Friday, November 16, 2012

Dorothy Day's on Her Way

According to current canonization procedures, the relevant bishop has to consult with the regional conference of bishops on whether to advance the cause; this past week Archbishop Dolan consulted with the USCBB on whether to advance the cause for the canonization of Dorothy Day. The bishops voted to endorse this, and so it looks like Dorothy Day's canonization inquiry will be beginning in earnest.

Day was born in Brooklyn, although she spent much of her childhood in San Francisco and Chicago; she returned to New York after dropping out of the University of Illinois Urbana-Champaign.

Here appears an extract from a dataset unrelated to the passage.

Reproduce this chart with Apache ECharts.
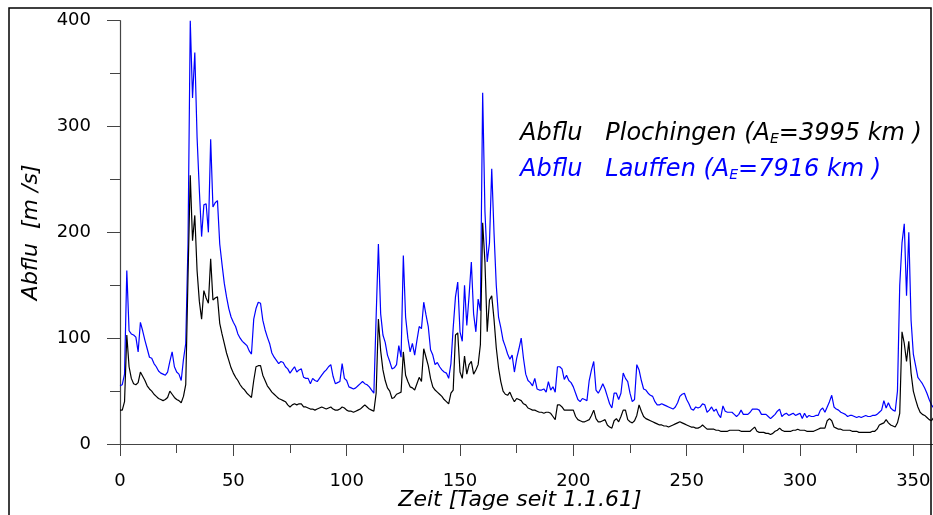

There she became very active in socialist causes, especially as a journalist for socialist papers; during this period she had a small handful of affairs and an abortion, but she slowly became more interested in Catholic life, in part because many of the working class with whom she interacted were themselves Catholic. When she became pregnant again, she asked a nun what she could do to have the child baptized; the nun had her memorize the Baltimore Catechism. When her relationship with her partner ended, Day joined the Church herself, and began to write for Commonweal and America.

In 1932 her life changed when she met a French immigrant named Peter Maurin, who showed her how Catholic theology linked up with work for the poor and working class. Together they started the newspaper The Catholic Worker, which became the heart of what has become known as the Catholic Worker Movement. Day died in 1980.

From an editorial in The Catholic Worker, November 1936:

As I waited for the traffic light to change on my way to the Seamen's Defense Committee headquarters, I was idly saying my rosary, which was handy in my pocket. The recitation was more or less automatic, when suddenly like a bright light, like a joyful thought, the words Our Father pierced my heart. To all those who were about me, to all the passerby, to the longshoremen idling about the corner, black and white, to the striking seamen I was going to see, I was akin, for we were all children of a common Father, all creatures of One Creator, and Catholic or Protestant, Jew or Christian, Communist or non-Communist, were bound together by this tie. We can not escape the recognition of the fact that we are all brothers. Whether or not a man believes in Jesus Christ, His Incarnation, His Life here with us, His crucifixion and resurrection; whether or not a man believes in God, the fact remains that we are all children of one Father.

Meditation of this fact makes hatred and strife between brothers the more to be opposed. The work we must do is strive for peace and concordance rather than hatred and strife.

Speaking for myself, I like Dorothy Day very much, and consider this all cheerful news.